KRITIK ESAI PUISI WIJI THUKUL
KRITIK ESAI PUISI WIJI THUKUL
Oleh Maria Desi L. Ganis mei 23, 2021
Wiji Thukul terlahir dari sebuah keluarga yang cukup dibilang sederhana. Ia lahir di Sorogenen, Solo 26 Agustus 1963. Wiji Thukul mulai menulis puisi sejak SD. Ia merupakan seorang sastrawan sekaligus aktivis HAM yang cukup banyak terlibat dalam sebuah aksi demonstrasi. Tetapi sampai saat ini jejak-jejak Wiji Thukul tidak diketahui lagi keberadaanya semenjak tragedi 1988. Meskipun begitu kaya-karya Wiji Thukul tetaplah hidup sampai saat ini. Banyak puisi-puisi yang diciptakan oleh Wiji Thukul salah satunya adalah “Peringatan dan “Di Bawah Selimut Kedamaian Palsu”.
Puisi pertama
Dalam puisi “Peringatan” menggambarkan saat banyak hal yang terjadi di dalam pemerintahan.
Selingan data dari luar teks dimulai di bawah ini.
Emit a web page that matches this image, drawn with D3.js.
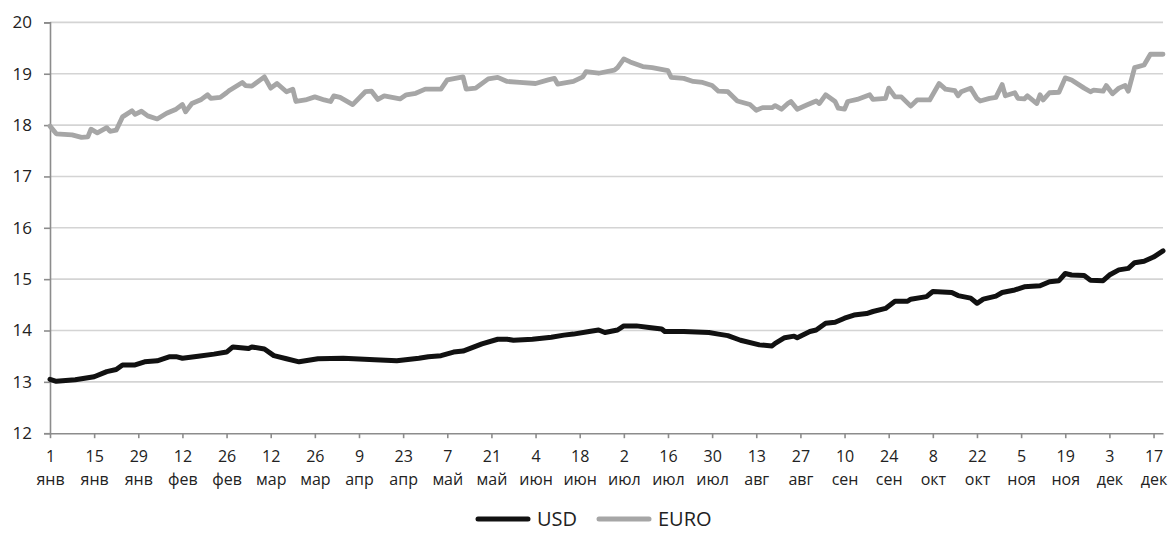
<!DOCTYPE html>
<html>
<head>
<meta charset="utf-8">
<script src="https://cdn.jsdelivr.net/npm/d3@7"></script>
<style>
	html, body { margin: 0; padding: 0; background: #fff; }
	svg { display: block; font-family: 'Open Sans', 'Noto Sans', sans-serif; }
</style>
</head>
<body>
<svg id="chart" width="1175" height="547"></svg>
<script>
'use strict';

// Exchange rate chart, USD vs EURO, one year of observations.

const YEAR = 2018;
const MONTHS = ['янв', 'фев', 'мар', 'апр', 'май', 'июн', 'июл', 'авг', 'сен', 'окт', 'ноя', 'дек'];
const Y_TICKS = [12, 13, 14, 15, 16, 17, 18, 19, 20];

const usdDates = [
	'01-01', '01-03', '01-09', '01-15', '01-19', '01-22', '01-24', '01-28', '01-31',
	'02-04', '02-08', '02-10', '02-12', '02-17', '02-22', '02-26', '02-28',
	'03-05', '03-06', '03-10', '03-13', '03-17', '03-21', '03-27',
	'04-04', '04-14', '04-21', '04-28',
	'05-01', '05-05', '05-09', '05-12', '05-18', '05-23', '05-26', '05-28',
	'06-03', '06-09', '06-13', '06-16', '06-21', '06-24', '06-26', '06-30',
	'07-02', '07-06', '07-10', '07-14', '07-15', '07-21', '07-29',
	'08-01', '08-04', '08-08', '08-14', '08-18', '08-19', '08-22', '08-25', '08-26', '08-30',
	'09-01', '09-04', '09-07', '09-10', '09-13', '09-17', '09-19', '09-23', '09-26', '09-30',
	'10-01', '10-06', '10-08', '10-14', '10-16', '10-20', '10-22', '10-24', '10-28', '10-30',
	'11-03', '11-06', '11-11', '11-14', '11-17', '11-19', '11-21', '11-25', '11-27',
	'12-01', '12-03', '12-06', '12-09', '12-11', '12-14', '12-17', '12-20'
];
const usdValues = [
	13.05, 13.01, 13.04, 13.10, 13.20, 13.24, 13.33, 13.33, 13.39,
	13.41, 13.49, 13.49, 13.46, 13.50, 13.54, 13.58, 13.68,
	13.65, 13.68, 13.64, 13.51, 13.45, 13.39, 13.45,
	13.46, 13.43, 13.41, 13.46,
	13.49, 13.51, 13.58, 13.60, 13.74, 13.83, 13.83, 13.81,
	13.83, 13.87, 13.91, 13.93, 13.98, 14.01, 13.96, 14.01,
	14.09, 14.09, 14.06, 14.03, 13.98, 13.98, 13.96,
	13.93, 13.90, 13.81, 13.72, 13.70, 13.75, 13.86, 13.89, 13.86, 13.98,
	14.01, 14.14, 14.16, 14.24, 14.30, 14.33, 14.37, 14.43, 14.57, 14.57,
	14.61, 14.66, 14.76, 14.74, 14.68, 14.63, 14.53, 14.61, 14.67, 14.74,
	14.79, 14.85, 14.87, 14.95, 14.97, 15.11, 15.08, 15.07, 14.98,
	14.97, 15.08, 15.18, 15.21, 15.32, 15.35, 15.43, 15.55
];

const euroDates = [
	'01-01', '01-03', '01-08', '01-11', '01-13', '01-14', '01-16', '01-19', '01-20', '01-22',
	'01-24', '01-27', '01-28', '01-30',
	'02-01', '02-04', '02-07', '02-10', '02-12', '02-13', '02-15', '02-18', '02-20', '02-21',
	'02-24', '02-26', '02-27',
	'03-03', '03-04', '03-06', '03-10', '03-12', '03-14', '03-17', '03-19', '03-20', '03-23',
	'03-26', '03-29', '03-31',
	'04-01', '04-03', '04-07', '04-11', '04-13', '04-15', '04-17', '04-22', '04-24', '04-27', '04-30',
	'05-05', '05-07', '05-12', '05-13', '05-16', '05-20', '05-23', '05-26', '05-30',
	'06-04', '06-08', '06-10', '06-11', '06-16', '06-19', '06-20', '06-24', '06-29', '06-30',
	'07-02', '07-04', '07-08', '07-11', '07-16', '07-17', '07-21', '07-24', '07-27', '07-30',
	'08-01', '08-04', '08-07', '08-11', '08-13', '08-15', '08-18', '08-19', '08-21', '08-23',
	'08-24', '08-26', '08-29',
	'09-01', '09-02', '09-04', '09-07', '09-08', '09-10', '09-11', '09-14', '09-18', '09-19',
	'09-23', '09-24', '09-26', '09-28',
	'10-01', '10-03', '10-07', '10-10', '10-12', '10-15', '10-16', '10-17', '10-20', '10-22',
	'10-23', '10-26', '10-28', '10-30', '10-31',
	'11-03', '11-04', '11-06', '11-07', '11-10', '11-11', '11-12', '11-14', '11-17', '11-19',
	'11-21', '11-25', '11-27', '11-28',
	'12-01', '12-02', '12-04', '12-06', '12-08', '12-09', '12-11', '12-14', '12-16', '12-20'
];
const euroValues = [
	17.98, 17.83, 17.81, 17.76, 17.77, 17.92, 17.85, 17.95, 17.88, 17.90,
	18.16, 18.28, 18.21, 18.27,
	18.18, 18.12, 18.23, 18.31, 18.40, 18.26, 18.42, 18.50, 18.59, 18.52,
	18.54, 18.63, 18.68,
	18.83, 18.77, 18.76, 18.94, 18.72, 18.81, 18.65, 18.70, 18.46, 18.49,
	18.55, 18.49, 18.46,
	18.57, 18.54, 18.40, 18.65, 18.66, 18.50, 18.57, 18.51, 18.59, 18.62, 18.70,
	18.70, 18.88, 18.94, 18.70, 18.72, 18.90, 18.93, 18.85, 18.83,
	18.81, 18.88, 18.91, 18.80, 18.85, 18.94, 19.04, 19.01, 19.07, 19.12,
	19.29, 19.23, 19.14, 19.12, 19.06, 18.93, 18.91, 18.85, 18.83, 18.77,
	18.66, 18.65, 18.47, 18.40, 18.29, 18.34, 18.34, 18.38, 18.31, 18.42,
	18.46, 18.31, 18.39,
	18.47, 18.42, 18.59, 18.46, 18.33, 18.31, 18.46, 18.50, 18.59, 18.50,
	18.52, 18.72, 18.55, 18.55,
	18.37, 18.49, 18.49, 18.81, 18.70, 18.67, 18.57, 18.65, 18.72, 18.52,
	18.47, 18.52, 18.54, 18.79, 18.57,
	18.63, 18.52, 18.51, 18.57, 18.42, 18.59, 18.49, 18.63, 18.64, 18.92,
	18.88, 18.72, 18.65, 18.68,
	18.66, 18.77, 18.61, 18.72, 18.77, 18.66, 19.12, 19.17, 19.38, 19.38
];

const COLORS = {
	usd: '#111',
	euro: '#a6a6a6',
	grid: '#d4d4d4',
	axis: '#8c8c8c',
	text: '#222'
};

const M = { left: 50, right: 1163, top: 22.4, bottom: 433.2 };

const parse = (s) => d3.timeParse('%Y-%m-%d')(`${YEAR}-${s}`);

function toSeries(dates, values) {
	return dates.map((d, i) => ({ date: parse(d), value: values[i] }));
}

const usd = toSeries(usdDates, usdValues);
const euro = toSeries(euroDates, euroValues);

const svg = d3.select('#chart');

const x = d3.scaleTime()
	.domain([parse('01-01'), parse('12-20')])
	.range([M.left, M.right]);

const y = d3.scaleLinear()
	.domain([12, 20])
	.range([M.bottom, M.top]);

// gridlines
svg.append('g')
	.selectAll('line')
	.data(Y_TICKS.filter((v) => v > 12))
	.join('line')
	.attr('x1', M.left)
	.attr('x2', M.right)
	.attr('y1', (d) => y(d))
	.attr('y2', (d) => y(d))
	.attr('stroke', COLORS.grid)
	.attr('stroke-width', 1.6);

// y axis
const yAxis = svg.append('g')
	.attr('transform', `translate(${M.left},0)`)
	.call(d3.axisLeft(y).tickValues(Y_TICKS).tickSize(6).tickPadding(12).tickFormat(d3.format('d')));
yAxis.select('.domain').attr('stroke', COLORS.axis).attr('stroke-width', 1.6);
yAxis.selectAll('.tick line').attr('stroke', COLORS.axis).attr('stroke-width', 1.6);
yAxis.selectAll('.tick text')
	.attr('fill', COLORS.text)
	.style('font-size', '17px')
	.style('font-family', "'Open Sans', sans-serif");

// x axis: every 14 days, two-line labels (day number over month)
const tickDates = d3.timeDay.range(parse('01-01'), parse('12-20'), 14);
const xAxis = svg.append('g')
	.attr('transform', `translate(0,${M.bottom})`)
	.call(d3.axisBottom(x).tickValues(tickDates).tickSize(5).tickSizeOuter(0).tickFormat(() => ''));
xAxis.select('.domain').attr('stroke', COLORS.axis).attr('stroke-width', 1.6);
xAxis.selectAll('.tick line').attr('stroke', COLORS.axis).attr('stroke-width', 1.6);

const label = xAxis.selectAll('.tick text')
	.attr('fill', COLORS.text)
	.attr('y', null)
	.attr('dy', null)
	.style('font-size', '16px')
	.style('font-family', "'Open Sans', sans-serif");
label.append('tspan').attr('x', 0).attr('y', 29).text((d) => d.getDate());
label.append('tspan').attr('x', 0).attr('y', 52).text((d) => MONTHS[d.getMonth()]);

// lines
const line = d3.line()
	.x((d) => x(d.date))
	.y((d) => y(d.value));

svg.append('path')
	.datum(euro)
	.attr('fill', 'none')
	.attr('stroke', COLORS.euro)
	.attr('stroke-width', 4.8)
	.attr('stroke-linejoin', 'round')
	.attr('stroke-linecap', 'round')
	.attr('d', line);

svg.append('path')
	.datum(usd)
	.attr('fill', 'none')
	.attr('stroke', COLORS.usd)
	.attr('stroke-width', 5)
	.attr('stroke-linejoin', 'round')
	.attr('stroke-linecap', 'round')
	.attr('d', line);

// legend
const legendItems = [
	{ name: 'USD', color: COLORS.usd, x: 478 },
	{ name: 'EURO', color: COLORS.euro, x: 599 }
];
const legendY = 519;
const lg = svg.append('g').selectAll('g').data(legendItems).join('g');
lg.append('line')
	.attr('x1', (d) => d.x)
	.attr('x2', (d) => d.x + 50)
	.attr('y1', legendY)
	.attr('y2', legendY)
	.attr('stroke', (d) => d.color)
	.attr('stroke-width', 5)
	.attr('stroke-linecap', 'round');
lg.append('text')
	.attr('x', (d) => d.x + 59)
	.attr('y', legendY)
	.attr('dy', '0.36em')
	.attr('fill', COLORS.text)
	.style('font-size', '20px')
	.text((d) => d.name);
</script>
</body>
</html>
Rakyat yang mulai acuh dan mulai bersikap bodoamat terhadap pemerintahan tidak mau mendengarkan pemerintah, bahkan kebenaranpun tidak dapat diperoleh dimanapun.
Dalam puisi tersebut menggambarkan bahwa Wiji Thukul menentang kebijakan-kebijakan yang dibuat oleh pemerintah pada saat Orde baru bahkan Wiji Thukul mengajak masyarakat untuk melakukan aksi supaya mendapatkan hak asasi manusia. Puisi ini menyampaikan apa yang dirasakan oleh masyarakat. Penulis ingin pemerintah dan masyarakat bersatu untuk memperbaiki negeri ini bukan malah saling mengkhianati.
Puisi kedua
Untuk puisi yang kedua yaitu “Di Bawah Selimut Kedamaian Palsu” menggambarkan pemerintahan yang dzalim saat itu, pemerintahan yang suka berkomplot dengan orang-orang licik dengan tujuan kepentingan mereka sendiri.
Apa guna punya ilmu
Kalau hanya untuk mengibuli
Apa gunanya banyak baca buku
Kalau mulut kau bungkam melulu
Bait puisi ini menggambarkan bahwa seseorang yang memiliki ilmu namun mereka tidak mengamalkan ilmunya dalam sebuah kebaikan maka ilmu itu tidaklah ada gunanya. Bahkan orang yang membaca buku tetapi selalu diam dan tidak menegakkan kebenaran itu hanyalah sebuah kesia-siaan.
Dalam puisi tersebut menjelaskan pula kelicikan para pemerintahan yang berakibat kepada rakyat-rakyatnya, mereka merasa tertindas dan tidak mendapatkan keadilan. Makna dari puisi tersebut memiliki makna seperti keadaan saat ini bahwa ketika memiliki ilmu harus dimanfaatkan tidak hanya untuk kepentingan sendiri dan juga tidak merugikan orang lain.